Flat Tires and Skinned Feet

When you work a desk job and have a family, there’s never enough time for exercise. My solution is to ride my bicycle to work. It’s a 20 minute trip that gets the blood pumping and avoids incurring the wrath of Mommy. This past Sunday, I bought a new hybrid. Today, I got a flat tire. The result: Mommy had to load the kids in the car and come find me on the road.

My plan to avoid Mommy’s wrath? Epic fail.

On the bright side, changing a flat is fairly simple, and inner tubes are cheap. And so long as the government doesn’t force bikers to start purchasing bicycle insurance, the tubes will always be cheap.
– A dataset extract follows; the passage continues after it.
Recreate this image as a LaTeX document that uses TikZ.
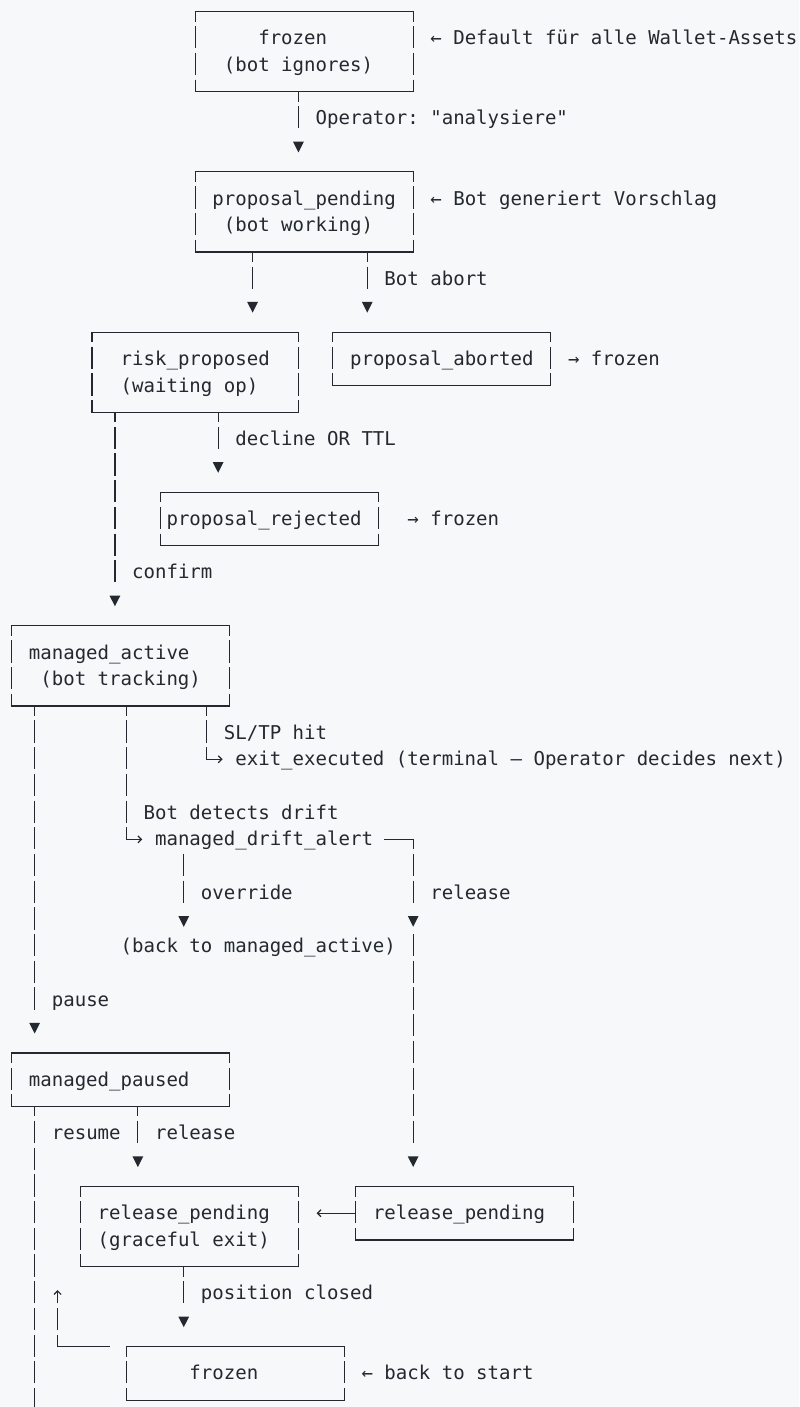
\documentclass[tikz,border=0pt]{standalone}
\usepackage{fontspec}
\newfontfamily\asmono{DejaVu Sans Mono}[Ligatures=TeXOff, WordSpace={1,0,0}]
\usetikzlibrary{arrows.meta}
\definecolor{bgc}{HTML}{F6F8FA}
\definecolor{ink}{HTML}{24292F}
\newlength\cw \setlength\cw{11.47pt}
\frenchspacing
\newcommand\rs{\rule[-6.85pt]{0pt}{26.7pt}}
\newcommand\ind[1]{\hspace*{#1\cw}}
\newcommand\asbox[6]{%
  \pgfmathsetlengthmacro\asbw{(#4-#2)*\cw}%
  \pgfmathsetlengthmacro\asbh{(#5-#3)*26.7pt}%
  \node[align=left, text width=\asbw, minimum width=\asbw, minimum height=\asbh] (#1) at ({(#2+#4)/2},{(#3+#5)/2}) {\spaceskip=\cw\relax\xspaceskip=\cw\relax#6};
  \draw[hl] (#1.north west) -- (#1.north east);
  \draw[hl] (#1.south west) -- (#1.south east);
  \draw[vlA] (#1.north west) -- (#1.south west);
  \draw[vlA] (#1.north east) -- (#1.south east);
}
\begin{document}
\begin{tikzpicture}[x=11.47pt, y=-26.7pt,
  every node/.style={font=\asmono\fontsize{19.05pt}{26.7pt}\selectfont\frenchspacing, text=ink, inner sep=0pt, outer sep=0pt},
  lbl/.style={anchor=west, text height=19.85pt, text depth=6.85pt},
  hl/.style={draw=ink, line width=1.2pt, line cap=rect},
  vlA/.style={draw=ink, line width=1.2pt, dash pattern=on 22.2pt off 4.5pt, dash phase=12.15pt},
  vlB/.style={draw=ink, line width=1.2pt, dash pattern=on 22.2pt off 4.5pt, dash phase=25.5pt},
  vlU/.style={draw=ink, line width=1.2pt, dash pattern=on 22.2pt off 4.5pt, dash phase=10.05pt},
  tri/.style={shorten >=#1},
  tri/.default=43.4pt,
  dn/.pic={\fill[ink] (-5.4pt,10.7pt) -- (5.4pt,10.7pt) -- (0pt,0pt) -- cycle;},
  sm/.style={-{Straight Barb[length=3.5pt,width=7pt]}},
]
\path[fill=bgc, use as bounding box] (-1.02005,-0.43820) rectangle (68.6400,52.2584);

\foreach \c in {2,4,9,10,11,15,17,18,21,25,31,35} {\coordinate (col\c) at (\c,0);}

% boxes
\asbox{fz1}{16}{0}{35}{3}{\ind{5.5}frozen\rs\\\ind{2.5}(bot ignores)\rs}
\asbox{pp}{16}{6}{35}{9}{\ind{1.5}proposal\_pending\rs\\\ind{2.5}(bot working)\rs}
\asbox{rp}{7}{12}{25}{15}{\ind{2.5}risk\_proposed\rs\\\ind{2.5}(waiting op)\rs}
\asbox{pa}{28}{12}{47}{14}{\ind{1.5}proposal\_aborted\rs}
\asbox{rej}{13}{18}{32}{20}{\ind{0.5}proposal\_rejected\rs}
\asbox{ma}{0}{23}{19}{26}{\ind{1.5}managed\_active\rs\\\ind{2.5}(bot tracking)\rs}
\asbox{mp}{0}{39}{19}{41}{\ind{1.5}managed\_paused\rs}
\asbox{rel1}{6}{44}{25}{47}{\ind{1.5}release\_pending\rs\\\ind{1.5}(graceful exit)\rs}
\asbox{rel2}{30}{44}{49}{46}{\ind{1.5}release\_pending\rs}
\asbox{fz2}{10}{50}{29}{52}{\ind{5.5}frozen\rs}

% labels and notes
\node[lbl] (n1) at (36.5,1) {← Default für alle Wallet-Assets};
\node[lbl] (l1) at (26.5,4) {Operator: "analysiere"};
\node[lbl] (n2) at (36.5,7) {← Bot generiert Vorschlag};
\node[lbl] (l3) at (32.5,10) {Bot abort};
\node[lbl] (n3) at (48.5,13) {→ frozen};
\node[lbl] (l5) at (19.5,16) {decline OR TTL};
\node[lbl] (n4) at (34.5,19) {→ frozen};
\node[lbl] (l6) at (10.5,21) {confirm};
\node[lbl] (l7) at (18.5,27) {SL/TP hit};
\node[lbl] (exitx) at (19.5,28) {exit\_executed (terminal — Operator decides next)};
\node[lbl] (l8) at (11.5,30) {Bot detects drift};
\node[lbl] (drift) at (12.5,31) {managed\_drift\_alert};
\node[lbl] (l9) at (16.5,33) {override};
\node[lbl] (l10) at (36.5,33) {release};
\node[lbl] (back) at (9.5,35) {(back to managed\_active)};
\node[lbl] (l11) at (3.5,37) {pause};
\node[lbl] (l12) at (3.5,42) {resume};
\node[lbl] (l13) at (12.5,42) {release};
\node[lbl] (l14) at (16.5,48) {position closed};
\node[lbl] (n5) at (30.5,51) {← back to start};

% connectors
\draw[vlA,tri] (fz1.south -| col25) -- (pp.north -| col25) pic[yshift=19.5pt]{dn};
\draw[vlA,tri] (pp.south -| col21) -- (rp.north -| col21) pic[yshift=19.5pt]{dn};
\draw[vlA,tri] (pp.south -| col31) -- (pa.north -| col31) pic[yshift=19.5pt]{dn};
\draw[vlA,tri] (rp.south -| col18) -- (rej.north -| col18) pic[yshift=19.5pt]{dn};
\draw[vlA,tri] (rp.south -| col9) -- (ma.north -| col9) pic[yshift=19.5pt]{dn};

\coordinate (k7) at (17,28);
\draw[vlA] (ma.south -| col17) -- (k7);
\draw[hl,sm,shorten >=12.8pt] (k7) -- (exitx.west);

\coordinate (k8) at (10,31);
\draw[vlA] (ma.south -| col10) -- (k8);
\draw[hl,sm,shorten >=12.8pt] (k8) -- (drift.west);

\draw[vlB,tri=30pt] (drift.south -| col15) -- (back.north -| col15) pic[yshift=6.1pt]{dn};

\coordinate (k1) at (35,31);
\coordinate (k2) at (35,35);
\coordinate (k3) at (35,34.5);
\draw[hl,shorten <=11.47pt] (drift.east) -- (k1);
\draw[vlA,tri] (k1) -- (k2) pic[yshift=19.5pt]{dn};
\draw[vlB,tri] (k3) -- (rel2.north -| col35) pic[yshift=19.5pt]{dn};

\draw[vlA,tri] (ma.south -| col2) -- (mp.north -| col2) pic[yshift=19.5pt]{dn};
\draw[vlA,tri] (mp.south -| col11) -- (rel1.north -| col11) pic[yshift=19.5pt]{dn};
\coordinate (resEnd) at (2,52.5);
\draw[vlA] (mp.south -| col2) -- (resEnd);

\draw[hl,sm,shorten >=18.2pt] (rel2.west) -- (rel1.east |- rel2.west);
\draw[vlA,tri] (rel1.south -| col15) -- (fz2.north -| col15) pic[yshift=19.5pt]{dn};

\coordinate (k4) at (4,50);
\coordinate (upEnd) at (4,47.88);
\draw[hl,shorten <=17.2pt] (fz2.north west) -- (k4);
\draw[vlU,sm] (k4) -- (upEnd);
\end{tikzpicture}
\end{document}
Speaking of the health care debacle (or maybe I wasn’t, but I’m going to talk about it anyway), Widget2 skinned his foot crawling at the playground. I winced when I saw the bloody scabs, but Mommy says he didn’t even cry. Widget2 has a high tolerance for pain. He’s also strong, thick, energetic, and is already wearing his big brother’s old toddler clothes. I’m considering renaming him The Thing.

The cost to treat his wounds at home? Maybe a dollar for the band-aids and Neosporin.

If we had taken him to a doctor, that’s another story. Have you seen what the medical industry charges for a band-aid these days?

When I was a bachelor, I didn’t have health insurance and I didn’t think much about the cost of medical care because I rarely needed it. Then I got married, and my bank account vanished faster than a presidential promise. Thank God my employer is currently able to provide a generous insurance package, but who knows how much longer we’ll be able to keep it under the new federal regulations. I can’t help wondering how these crazy health care wars in Washington D.C. will affect my children’s future.

(Warning: strong opinions ahead) Agree or disagree with Obamacare, I think it misses the point. Obamacare is an answer to a problem that I’m not so sure is the real problem. In the view of our nation’s leaders, the great scandal of American health care is that not everyone has medical insurance. In my view, the great scandal is that medical services cost so much. These are different problems, and solving the former does not necessarily solve the latter. So far it has made it worse.

Health insurance is not health care. Health insurance is a risk pool. It creates a third party that steps in between the consumer and the provider, spreading the cost rather than reducing it, while creating new costs of its own and impeding the ability of the consumer to shop for the best price. I’m not anti-insurance. I just think the industry had ballooned out of control, and centralizing everything in Washington will only increase the problem. To the contrary, I’d like to see a scaling-back of insurance. Let’s do away with comprehensive insurance and return to the catastrophic model, similar to how most auto insurance works, and similar to how some health plans used to work before Obamacare regulated them out of existence.

In the meanwhile, we’ve got wounds to bandage, sinus infections to cure, chiropractors to visit, allergists to consult, and all sorts of medical issues that I never imagined would consume so much of my family’s life.